Comunicar com a pessoa doente, particularmente nas fases mais críticas, exige um diálogo aberto e acolhedor, procurando falar com o coração e testemunhar a verdade no amor. Uma missão importante, que exige um coração purificado e uma entrega por inteiro, como reflexo íntimo daquilo que somos e trazemos cá dentro.

O cuidado é, sem dúvida, a grande experiência humanizadora onde aprendemos o verdadeiro significado da vida e cumprimos plenamente a nossa missão: amar e cuidar rostos concretos, promovendo a dignidade de cada vida humana.

O amor que brota do coração de cada um, em união com o Sagrado Coração de Jesus, conduz ao milagre do encontro e à pacificação de vontades, para que o Espírito nos possa guiar segundo os desígnios de Deus, para a construção de um mundo mais justo e compassivo. É no Coração de Cristo, o centro ardente do amor, que nos reconhecemos como filhos amados e aprendemos a amar a humanidade.

Porque o segredo da vida é amar. E o segredo do amor é cuidar.

 

E uma última pergunta de enquadramento deste encíclica no pontificado do Papa Francisco: é uma chave de leitura do seu pontificado, marcado pelo amor e pelo acolhimento de todos, todos, todos, pela ternura, pela misericórdia, pela compaixão entre próximos e entre nações?

Nesta encíclica, o Papa Francisco apresenta-nos um Deus que é amor, seguramente a chave de leitura do seu pontificado.

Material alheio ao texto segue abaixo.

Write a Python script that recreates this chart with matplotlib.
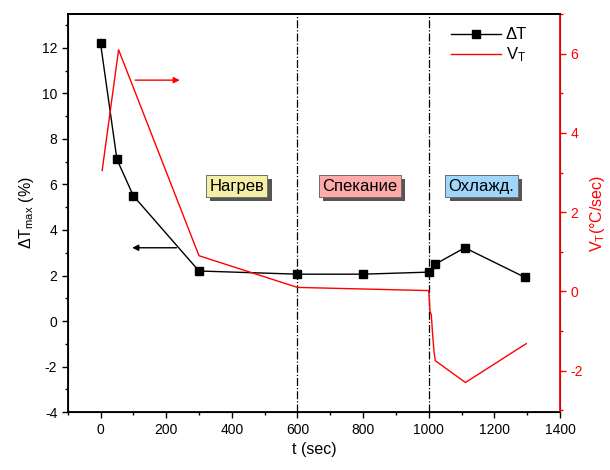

Temos um Deus que se fez homem, morreu por nós pregado na cruz, a expressão máxima do Seu amor pela humanidade. Da ferida do lado aberto de Cristo brota em permanência a corrente do Amor que não se esgota, oferecido de forma incondicional, a cada um de nós tal como somos, apesar de todos os erros, culpas e diferenças.

Com o nosso coração renovado e profundamente unido ao Coração de Cristo, tenhamos a coragem de colaborar com o Papa Francisco na difícil, mas importante, missão de construir uma Igreja inclusiva, missionária, em saída, de portas abertas, sem medo de percorrer as estradas do mundo e as periferias da humanidade, centrada no verdadeiro espírito do Evangelho. Uma Igreja sinodal, onde todos – leigos e consagrados, caminhem em conjunto, iluminados pelo Espírito Santo e guiados apenas pela vontade de Deus.